A developer appears to have purposefully broken two open source libraries on GitHub as well as the software registry npm “faker.js” and “colors.js” that thousands of users rely on, according to Bleeping Computer, leaving any project that incorporates these libraries useless. While color.js looks to have been upgraded to a working version, faker.js appears to be still be affected; however, the issue can be rectified by reverting to a previous version (5.5.3).

Even worse, the readme file for faker.js has been modified to “What really happened with Aaron Swartz?” Swartz was a well known programmer who contributed to the creation of Creative Commons, RSS, and Reddit. Swartz was charged in 2011 with stealing documents from the academic database JSTOR in order to make them freely available, and he later committed suicide in 2013. The mention of Swartz by Squires could be a reference to the conspiracy theories surrounding his death.

According to Bleeping Computer, a number of users, including those using Amazon’s Cloud Development Kit, took to GitHub’s bug tracking system to express their concerns about the problem. Because faker.js receives almost 2.5 million monthly downloads on npm and color.js receives roughly 22.4 million weekly downloads, the corruption’s consequences are expected to be widespread.
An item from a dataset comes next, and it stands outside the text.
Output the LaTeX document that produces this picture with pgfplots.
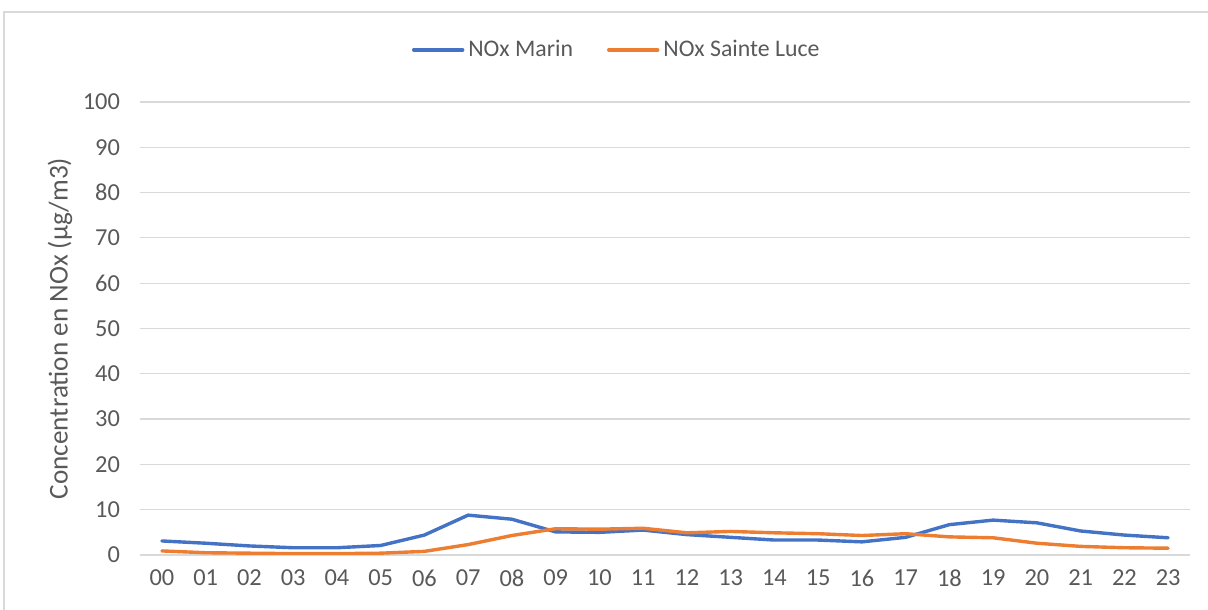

Color.js provides colours to javascript consoles, while faker.js generates fake data for demos.

Squires responded by posting an update on GitHub to solve the “zalgo issue,” which refers to the glitchy text produced by the faulty files. “It’s come to our attention that the v1.4.44-liberty-2 release of colours contains a zalgo problem,” Squires says, probably sarcastically. “Please know that we are working to resolve the matter right now and will have a resolution soon.”